Okullar göç bağlamlı sorunlarını çözmek istiyor ise öncelikle toplumsal çokkültürlülük gerçekliği ile yüzleşip köklü yapısal değişikliklere gitmeleri gerekir. Okullarda yabancı kökenli öğretmen oranının yükseltilmesi yapısal değişiklikler arasında belki en önde geleni, ama şu kesin ki, sadece bunu yapmak ve sonrasında sorunların kendiliğinden çözüleceğini ümit etmek – ki federal hükümetin yabancı kökenli öğretmenlerin sayısını arttırma hedefinin ardında böyle bir beklenti yattığı izlenimi doğmakta- büyük bir yanılgı olur. Öğretmenlerle birlikte okul sisteminde, müfredatlarda, ders yöntemlerinde kapsamlı değişiklikler yapılması gerekmektedir. Ayrıca bu görevi sadece göç kökenli öğretmenler değil, tüm öğretmenler – göç kökenli olmayanlar da dahil – omuzlaması şart ve tüm öğretmenlerin – göç kökenliler dahil – meslek hayatında kendilerini bekleyen zorluklara üniversitede öğretmenlik eğitimleri sürecinde hazırlanmaları ve iş ortamında mümkün olduğunca süpervizyon ile desteklenmeleri de şart.
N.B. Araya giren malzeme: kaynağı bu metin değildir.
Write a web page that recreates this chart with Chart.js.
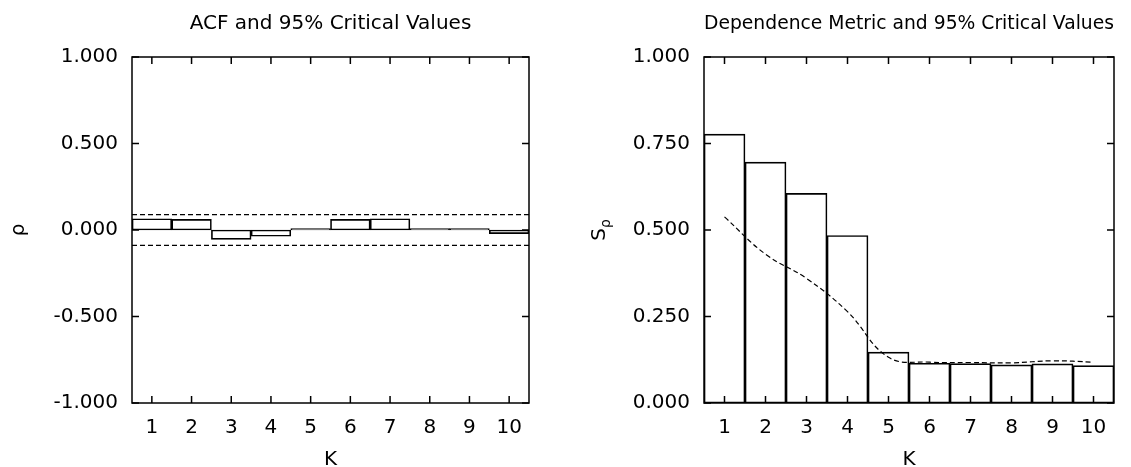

Ancak bu şekilde toplumsal farklılıkarın sorun değil toplumsal zenginlik olduğu anlayışı oturtulabilir ve çokdilliliğe, toplumsal bir gerçeklik olan çokkültürlülüğe ve toplumsal farklılığa saygılı bir anlayış doğrultusunda gerekli ve kapsamlı reformlar uygulanabilir.